In an interview at WWDC with iMore, Apple Senior Vice President of Worldwide Marketing, Phil Schiller, offered a little more insight into how that system would work. He explained that, by not requiring a minimum bid, the ads would be open to developers with even a small amount of money and that large developers couldn’t simply outspend on a given term in order to buy it out.

Instead, Search Ads will rotate and relevance as determined by users’ clicks, not bid, will be the top priority. “…The users are the ultimate deciders of what gets shown…they’re a big input to what is relevant to the search result,” he said.

This setting means that irrelevant ads won’t win the auctions – they won’t even get in if they don’t pass a certain threshold for relevance based on keywords, reviews, downloads and other factors.

In addition, he spoke about one of the more debated decisions around Search Ads which is that you can use someone else’s brand in your ads words. That’s not something all developers agree makes sense or will help improve app discovery.

 

Explains Schiller, Apple decided to implement “conquesting” as it’s called (using someone else’s brand in your ad words), because the company believes it will help the smaller developers.

“As we thought about it, that is more likely to benefit the small developer than the big developer. Because the big developer isn’t going to pick on a lot of small developer terms, but a small developer can try to latch on to a big developer’s name,” he said.

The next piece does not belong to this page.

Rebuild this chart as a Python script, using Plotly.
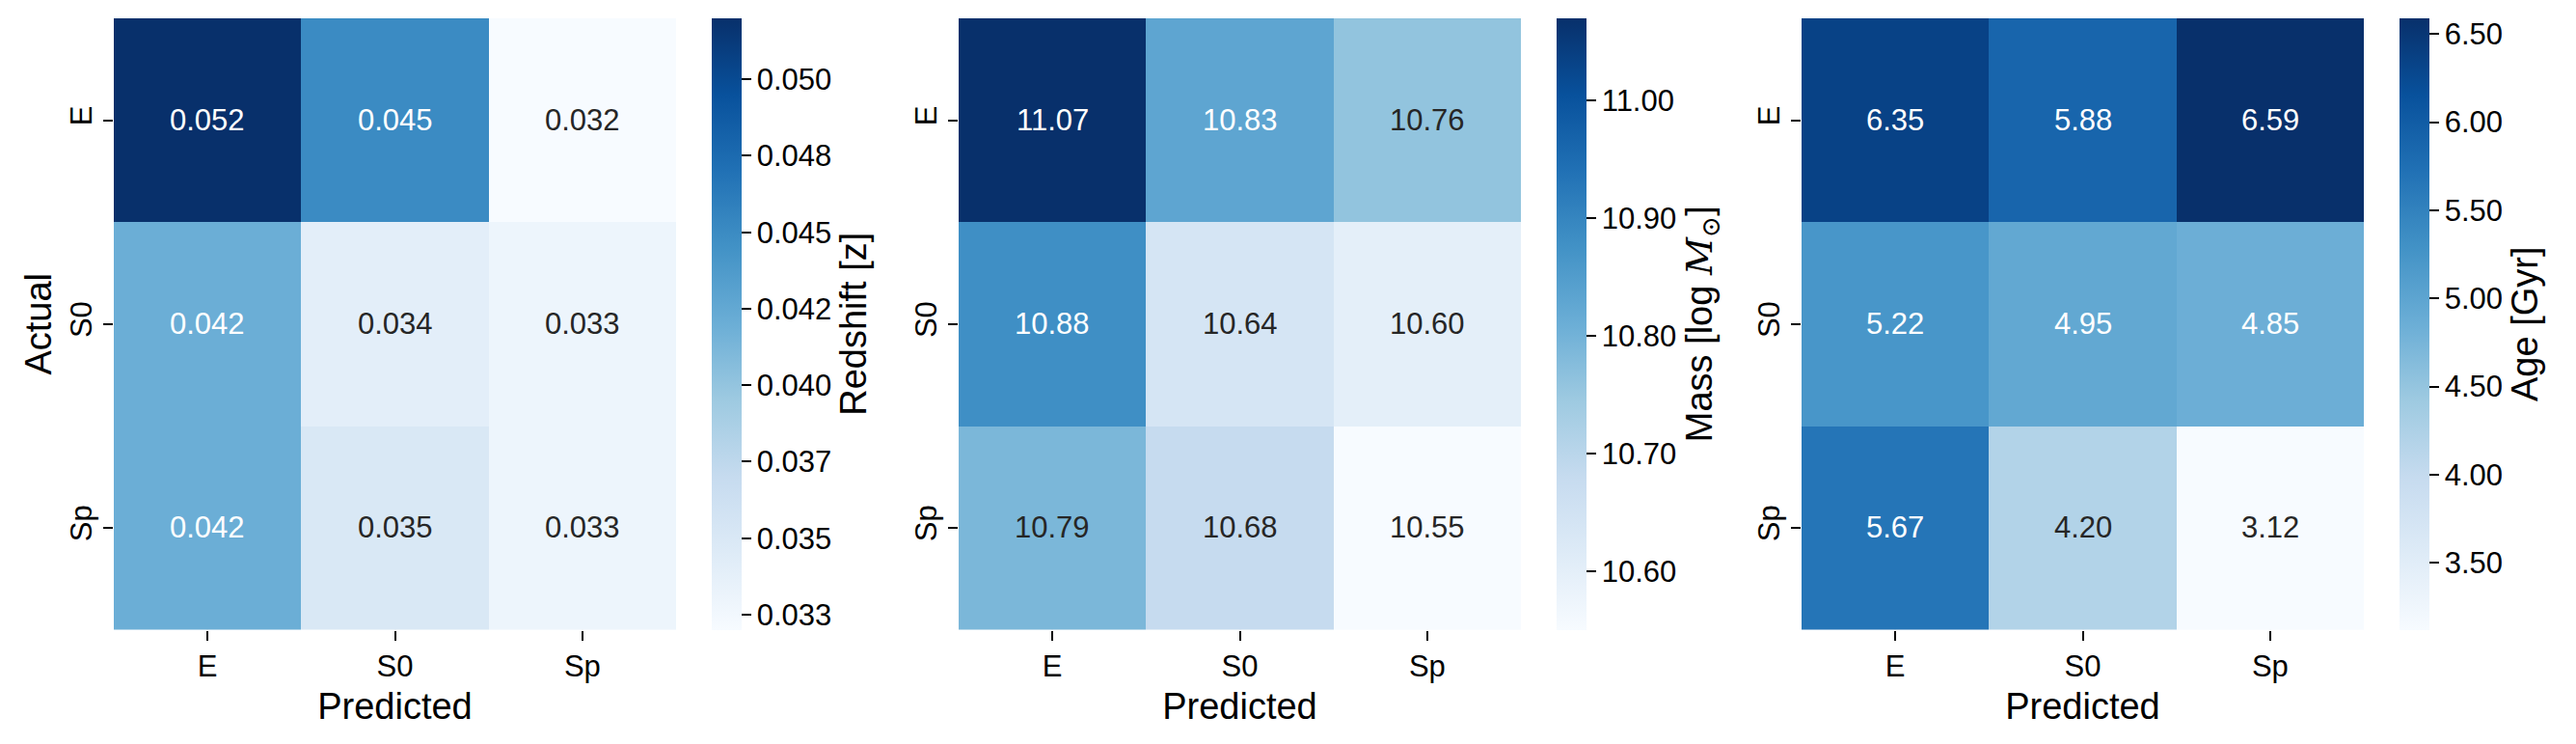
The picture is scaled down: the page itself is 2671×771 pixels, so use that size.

But this system has its faults too – if someone searches for an app by its name, and the developer refuses to participate in Search Ads, then it can cede the top spot in the search results to its competition. This is being debated in Apple’s developer forums. With the App Store already troubled by clones, Search Ads could allow a developer to simply pay to get copycat app listed above the original in the results.

In addition, there’s concern that because of larger developers’ deeper pockets, they can bid more often, then win more often. After all, at the end of the day, you have to have an ad budget to buy ads. Not all indie devs do.

Search Ads are in beta over the summer, and available for free while in testing. Apple says that this way, all developers can try them out and help them improve by offering feedback. During this period, there’s no data provided nor is there access to the Search Ads Campaign Management and Reporting interface, but apps may receive additional downloads as a part of their participation.